*Exercise requirements:* Starting at the first line of the data, print each line verbatim up to and including the line bearing "const seriesNames = ['No", omitting pictures.

*Dataset excerpt:*
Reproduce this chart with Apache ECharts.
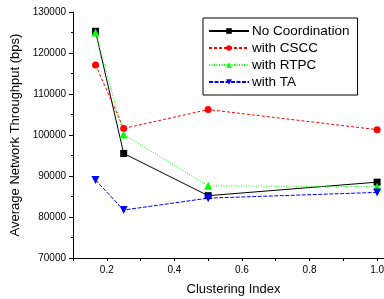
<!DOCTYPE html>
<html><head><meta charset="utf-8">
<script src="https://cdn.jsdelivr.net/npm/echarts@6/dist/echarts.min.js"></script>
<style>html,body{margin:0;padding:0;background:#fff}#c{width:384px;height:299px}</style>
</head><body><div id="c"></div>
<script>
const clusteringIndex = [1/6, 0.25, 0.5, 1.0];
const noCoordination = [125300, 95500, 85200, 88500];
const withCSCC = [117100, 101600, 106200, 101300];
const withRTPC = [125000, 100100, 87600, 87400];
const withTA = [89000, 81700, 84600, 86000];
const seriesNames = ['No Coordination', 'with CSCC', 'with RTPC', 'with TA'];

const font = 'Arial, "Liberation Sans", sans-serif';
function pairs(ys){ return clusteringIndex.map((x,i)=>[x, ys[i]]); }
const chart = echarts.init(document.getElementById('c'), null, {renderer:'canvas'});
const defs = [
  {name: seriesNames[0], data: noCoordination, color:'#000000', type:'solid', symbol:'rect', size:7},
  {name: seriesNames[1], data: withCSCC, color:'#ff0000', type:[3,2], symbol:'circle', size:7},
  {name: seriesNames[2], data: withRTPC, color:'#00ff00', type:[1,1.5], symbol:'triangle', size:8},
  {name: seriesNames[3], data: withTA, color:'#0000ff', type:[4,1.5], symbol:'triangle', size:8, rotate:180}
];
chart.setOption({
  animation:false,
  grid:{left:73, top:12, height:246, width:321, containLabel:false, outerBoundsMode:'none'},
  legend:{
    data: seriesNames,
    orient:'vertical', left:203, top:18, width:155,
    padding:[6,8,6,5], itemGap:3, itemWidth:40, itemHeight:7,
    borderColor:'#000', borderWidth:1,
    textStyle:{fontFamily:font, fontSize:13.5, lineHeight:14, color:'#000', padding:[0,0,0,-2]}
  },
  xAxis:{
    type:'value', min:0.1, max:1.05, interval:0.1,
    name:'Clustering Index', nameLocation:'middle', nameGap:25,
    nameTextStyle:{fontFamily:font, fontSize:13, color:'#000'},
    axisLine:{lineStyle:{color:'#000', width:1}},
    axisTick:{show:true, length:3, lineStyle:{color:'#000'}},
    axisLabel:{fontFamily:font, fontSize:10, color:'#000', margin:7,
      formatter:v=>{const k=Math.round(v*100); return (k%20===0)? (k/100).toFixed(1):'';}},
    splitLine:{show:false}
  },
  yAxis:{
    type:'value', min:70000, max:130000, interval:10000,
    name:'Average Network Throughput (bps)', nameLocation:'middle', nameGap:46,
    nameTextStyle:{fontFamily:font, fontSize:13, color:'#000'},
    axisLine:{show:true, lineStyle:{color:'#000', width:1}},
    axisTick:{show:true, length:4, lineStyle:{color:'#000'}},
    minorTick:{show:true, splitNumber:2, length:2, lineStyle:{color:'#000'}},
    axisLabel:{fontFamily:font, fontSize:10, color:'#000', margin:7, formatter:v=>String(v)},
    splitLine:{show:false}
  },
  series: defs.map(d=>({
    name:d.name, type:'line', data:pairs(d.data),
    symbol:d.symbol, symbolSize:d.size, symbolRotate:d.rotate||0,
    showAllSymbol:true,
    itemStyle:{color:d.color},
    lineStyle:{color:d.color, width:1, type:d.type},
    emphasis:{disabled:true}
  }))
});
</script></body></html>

*Answer for this exercise:*
Reproduce this chart with Apache ECharts.
<!DOCTYPE html>
<html><head><meta charset="utf-8">
<script src="https://cdn.jsdelivr.net/npm/echarts@6/dist/echarts.min.js"></script>
<style>html,body{margin:0;padding:0;background:#fff}#c{width:384px;height:299px}</style>
</head><body><div id="c"></div>
<script>
const clusteringIndex = [1/6, 0.25, 0.5, 1.0];
const noCoordination = [125300, 95500, 85200, 88500];
const withCSCC = [117100, 101600, 106200, 101300];
const withRTPC = [125000, 100100, 87600, 87400];
const withTA = [89000, 81700, 84600, 86000];
const seriesNames = ['No Coordination', 'with CSCC', 'with RTPC', 'with TA'];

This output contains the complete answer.